■ **Data for processing**:

>>>

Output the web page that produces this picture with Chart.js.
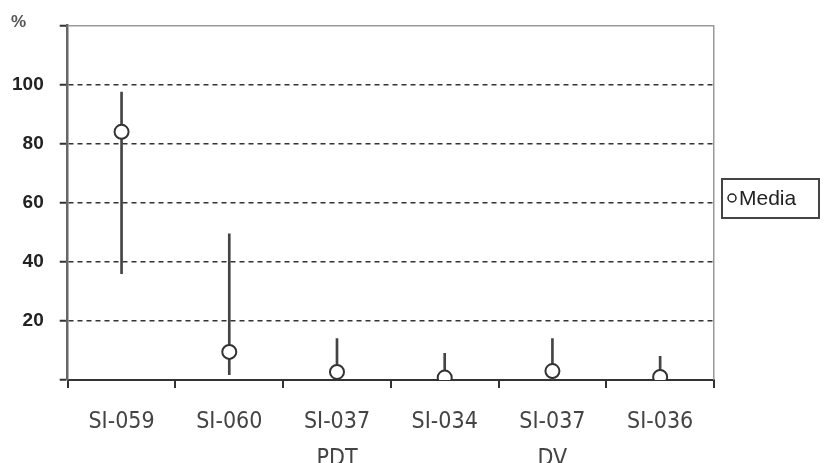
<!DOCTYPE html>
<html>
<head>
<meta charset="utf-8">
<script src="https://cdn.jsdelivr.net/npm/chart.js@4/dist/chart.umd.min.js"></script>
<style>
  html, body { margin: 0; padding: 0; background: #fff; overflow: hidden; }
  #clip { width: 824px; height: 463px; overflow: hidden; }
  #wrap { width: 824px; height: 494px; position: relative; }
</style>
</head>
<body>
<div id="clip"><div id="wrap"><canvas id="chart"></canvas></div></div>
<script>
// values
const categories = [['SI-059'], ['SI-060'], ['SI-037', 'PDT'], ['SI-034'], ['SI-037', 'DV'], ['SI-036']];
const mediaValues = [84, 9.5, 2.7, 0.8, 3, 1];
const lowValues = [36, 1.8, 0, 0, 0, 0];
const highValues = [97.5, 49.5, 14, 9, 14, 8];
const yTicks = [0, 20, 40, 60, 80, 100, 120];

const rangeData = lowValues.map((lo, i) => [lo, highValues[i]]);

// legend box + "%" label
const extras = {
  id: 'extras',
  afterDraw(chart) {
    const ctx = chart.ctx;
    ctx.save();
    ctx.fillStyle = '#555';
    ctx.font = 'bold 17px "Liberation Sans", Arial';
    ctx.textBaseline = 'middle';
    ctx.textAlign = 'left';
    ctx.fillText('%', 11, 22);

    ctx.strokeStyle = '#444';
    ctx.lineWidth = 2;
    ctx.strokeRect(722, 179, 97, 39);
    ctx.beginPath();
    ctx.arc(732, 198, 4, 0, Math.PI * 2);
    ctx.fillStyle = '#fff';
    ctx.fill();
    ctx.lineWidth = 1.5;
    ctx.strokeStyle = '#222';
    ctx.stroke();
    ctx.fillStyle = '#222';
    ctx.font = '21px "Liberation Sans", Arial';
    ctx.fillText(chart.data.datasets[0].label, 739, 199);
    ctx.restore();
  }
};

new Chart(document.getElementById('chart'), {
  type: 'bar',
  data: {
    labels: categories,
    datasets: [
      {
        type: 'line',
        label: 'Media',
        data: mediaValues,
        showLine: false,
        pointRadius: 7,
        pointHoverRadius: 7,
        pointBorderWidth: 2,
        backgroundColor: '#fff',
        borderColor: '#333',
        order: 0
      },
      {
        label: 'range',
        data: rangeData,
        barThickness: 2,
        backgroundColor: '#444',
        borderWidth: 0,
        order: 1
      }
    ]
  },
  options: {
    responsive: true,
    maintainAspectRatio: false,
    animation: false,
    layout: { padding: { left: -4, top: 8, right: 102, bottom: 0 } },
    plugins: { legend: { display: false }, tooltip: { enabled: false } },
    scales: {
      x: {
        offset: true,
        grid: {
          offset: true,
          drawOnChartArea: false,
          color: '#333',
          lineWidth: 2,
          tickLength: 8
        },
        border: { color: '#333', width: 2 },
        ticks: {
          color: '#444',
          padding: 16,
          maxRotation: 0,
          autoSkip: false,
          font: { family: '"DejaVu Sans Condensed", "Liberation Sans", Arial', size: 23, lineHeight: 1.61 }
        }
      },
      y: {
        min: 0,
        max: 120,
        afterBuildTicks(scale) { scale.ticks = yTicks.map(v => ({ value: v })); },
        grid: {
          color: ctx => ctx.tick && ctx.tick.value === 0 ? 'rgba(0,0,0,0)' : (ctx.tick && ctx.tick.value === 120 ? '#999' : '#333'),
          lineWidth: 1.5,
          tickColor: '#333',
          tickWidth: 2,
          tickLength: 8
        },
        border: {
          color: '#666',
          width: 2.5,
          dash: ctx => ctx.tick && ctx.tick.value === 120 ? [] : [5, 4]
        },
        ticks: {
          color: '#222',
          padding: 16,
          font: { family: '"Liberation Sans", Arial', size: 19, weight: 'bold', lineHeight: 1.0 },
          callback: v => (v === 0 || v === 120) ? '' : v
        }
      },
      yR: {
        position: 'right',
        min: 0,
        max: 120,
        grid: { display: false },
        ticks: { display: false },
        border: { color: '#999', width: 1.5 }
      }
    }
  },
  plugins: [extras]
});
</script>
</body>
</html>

<<<
>>>

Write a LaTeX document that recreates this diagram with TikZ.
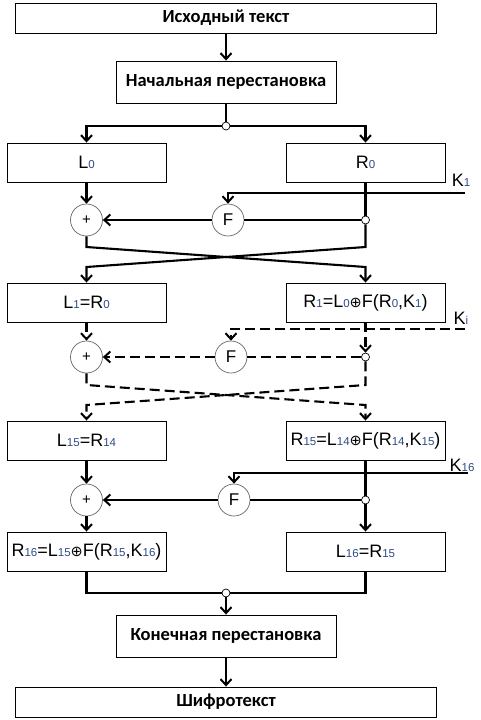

<<<

Find the string "this" in the records, then copy each line where it occurs.

Output the web page that produces this picture with Chart.js.
Write a LaTeX document that recreates this diagram with TikZ.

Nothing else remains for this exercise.